Nazarian, A., Yashin, A. I., Kulminski, A.M.
Journal of Clinical Medicine
Alzheimer's disease (AD) is a progressive neurodegenerative disorder with no curative treatment available. Exploring the genetic and non-genetic contributors to AD pathogenesis is essential to better understand its underlying biological mechanisms, and to develop novel preventive and therapeutic strategies. We investigated potential genetically driven epigenetic heterogeneity of AD through summary data-based Mendelian randomization (SMR), which combined results from our previous genome-wide association analyses with those from two publicly available methylation quantitative trait loci studies of blood and brain tissue samples.

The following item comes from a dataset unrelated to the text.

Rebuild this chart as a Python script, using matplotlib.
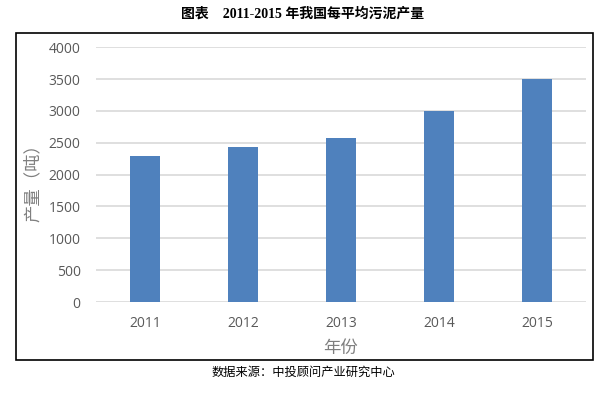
import matplotlib
matplotlib.use("Agg")
import matplotlib.pyplot as plt
from matplotlib.patches import Rectangle

years = ["2011", "2012", "2013", "2014", "2015"]
values = [2290, 2440, 2570, 3000, 3500]
yticks = [0, 500, 1000, 1500, 2000, 2500, 3000, 3500, 4000]

title = "图表    2011-2015 年我国每平均污泥产量"
ylabel = "产量（吨）"
xlabel = "年份"
source = "数据来源：中投顾问产业研究中心"

W, H = 611, 393
fig = plt.figure(figsize=(W / 100, H / 100), dpi=100)
fig.patch.set_facecolor("white")

ax = fig.add_axes([96 / W, 1 - 302 / H, 490 / W, (302 - 47.3) / H])
x = list(range(len(years)))
ax.bar(x, values, width=0.316, color="#4f81bd", zorder=3)
ax.set_xlim(-0.5, len(years) - 0.5)
ax.set_ylim(0, 4000)
ax.set_yticks(yticks)
ax.set_xticks(x)
ax.set_xticklabels(years)
ax.grid(axis="y", color="#d9d9d9", linewidth=1.2, zorder=0)
ax.set_axisbelow(True)
for s in ax.spines.values():
    s.set_visible(False)
ax.tick_params(axis="both", length=0, colors="#595959", labelsize=10)
ax.tick_params(axis="y", pad=11)
ax.tick_params(axis="x", pad=10)
for lab in ax.get_xticklabels() + ax.get_yticklabels():
    lab.set_family(["Open Sans", "DejaVu Sans"])

fig.text(33 / W, 1 - 179 / H, ylabel, rotation=90, ha="center", va="center",
         color="#7f7f7f", fontsize=12.5, family=["Noto Sans CJK SC", "DejaVu Sans"])
fig.text(340 / W, 1 - 348 / H, xlabel, ha="center", va="center",
         color="#7f7f7f", fontsize=12.5, family=["Noto Sans CJK SC", "DejaVu Sans"])

fig.text(303 / W, 1 - 14 / H, title, ha="center", va="center", fontsize=10,
         fontweight="bold", color="black",
         family=["Liberation Serif", "Noto Sans CJK SC"])
fig.text(303 / W, 1 - 372 / H, source, ha="center", va="center", fontsize=8.8,
         color="black", family=["Noto Sans CJK SC", "DejaVu Sans"])

fig.add_artist(Rectangle((15.5 / W, 1 - 360 / H), 577 / W, 327 / H,
                         transform=fig.transFigure, fill=False,
                         edgecolor="black", linewidth=1.2))

fig.savefig("out.png", dpi=100)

We found that 152 probes corresponding to 113 genes were epigenetically associated with AD at a Bonferroni-adjusted significance level of 5.49E-07. Of these, 10 genes had significant probes in both brain-specific and blood-based analyses. Comparing males vs. females and hypertensive vs. non-hypertensive subjects, we found that 22 and 79 probes had group-specific associations with AD, respectively, suggesting a potential role for such epigenetic modifications in the heterogeneous nature of AD. Our analyses provided stronger evidence for possible roles of four genes (i.e., AIM2, C16orf80, DGUOK, and ST14) in AD pathogenesis as they were also transcriptionally associated with AD. The identified associations suggest a list of prioritized genes for follow-up functional studies and advance our understanding of AD pathogenesis.